Al parecer, preparaba un tercer volumen, que no llegó a publicarse.
Aquí dejo unos cuántos ejemplos.




Quien desee profundizar, puede visitar este sitio web, donde su hijo ha subido toda su obra:

La pintura, hasta donde sé, la desarrolló en acuarelas de pequeño formato, donde representaba paisajes de su entorno. Algunas ilustraron sus libros, portadas incluidas. Nos regaló un par, que enmarcamos y colgamos junto a la puerta de entrada al estudio. Las veo cada vez que entro a refugiarme en ese oasis del espíritu – perdón por la cursilada – y cada vez que las veo lo recuerdo, aunque sea por unos segundos.
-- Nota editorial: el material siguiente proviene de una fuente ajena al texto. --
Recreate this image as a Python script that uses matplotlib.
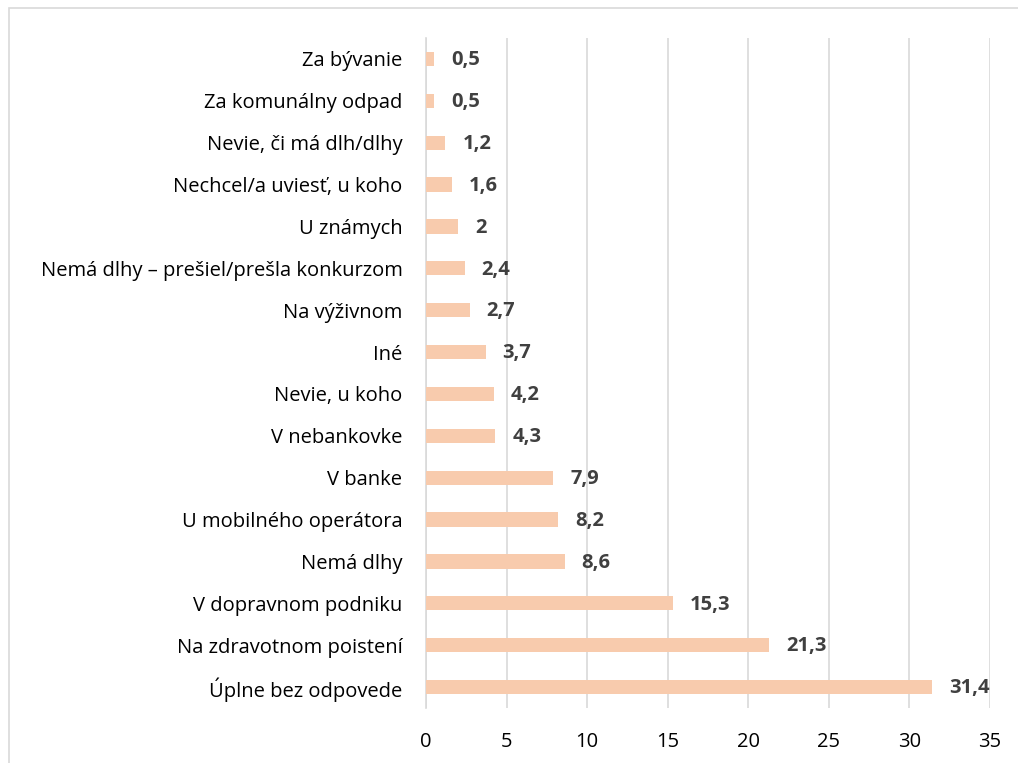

Con el tiempo los contactos se fueron espaciando. Aún no existían las redes sociales, y la distancia no es el olvido, pero sí destensa los lazos personales. Las personas que nos rodean son como esos platillos que el malabarista mantiene en pie sobre una varilla. Debemos hacerlas girar constantemente para que no caigan, para que no salgan de nuestra vida. Sólo que no se trata de un sistema rígido. Vamos cambiando de orden los platillos conforme nuevos miembros se incorporan, relegando a otros a la parte trasera, donde más cuesta llegar. Recuerdo que un día, de vuelta de un viaje, entramos en Peralta y llamamos al timbre de su casa, para darle una sorpresa. Nadie contestó hasta que una vecina se asomó a la ventana y nos dijo que Luis pasaba una temporada larga con su hija, en Cantabria, creo. Aún logré hablar por teléfono con él, más adelante. Después, el silencio. Hace un lustro (tal vez había transcurrido otro desde nuestra última llamada), se me ocurrió teclear su nombre en Google. Me topé con su esquela. Había fallecido en febrero de 2010. Ahora, sin razón aparente – no se cumple ningún aniversario, ni este año es número redondo de ninguna efemérides relacionada con su persona – me ha venido a la memoria y le dedico esta entrada. Tampoco necesita de números redondos para ningún fasto que lo evoque. Luis se ajustaba, pienso, a los versos de Machado: nunca persiguió la gloria, ni dejar en la memoria de los hombres su canción. Más allá de sus hombres, y mujeres, y niños, quiero decir. De la gente que lo rodeaba y sustentaba, los vivos y los muertos, a quienes dedicó sus libros. Y, por las palabras con que su hijo finaliza la web donde ha subido su obra, me alegra comprobar que en esa memoria persiste.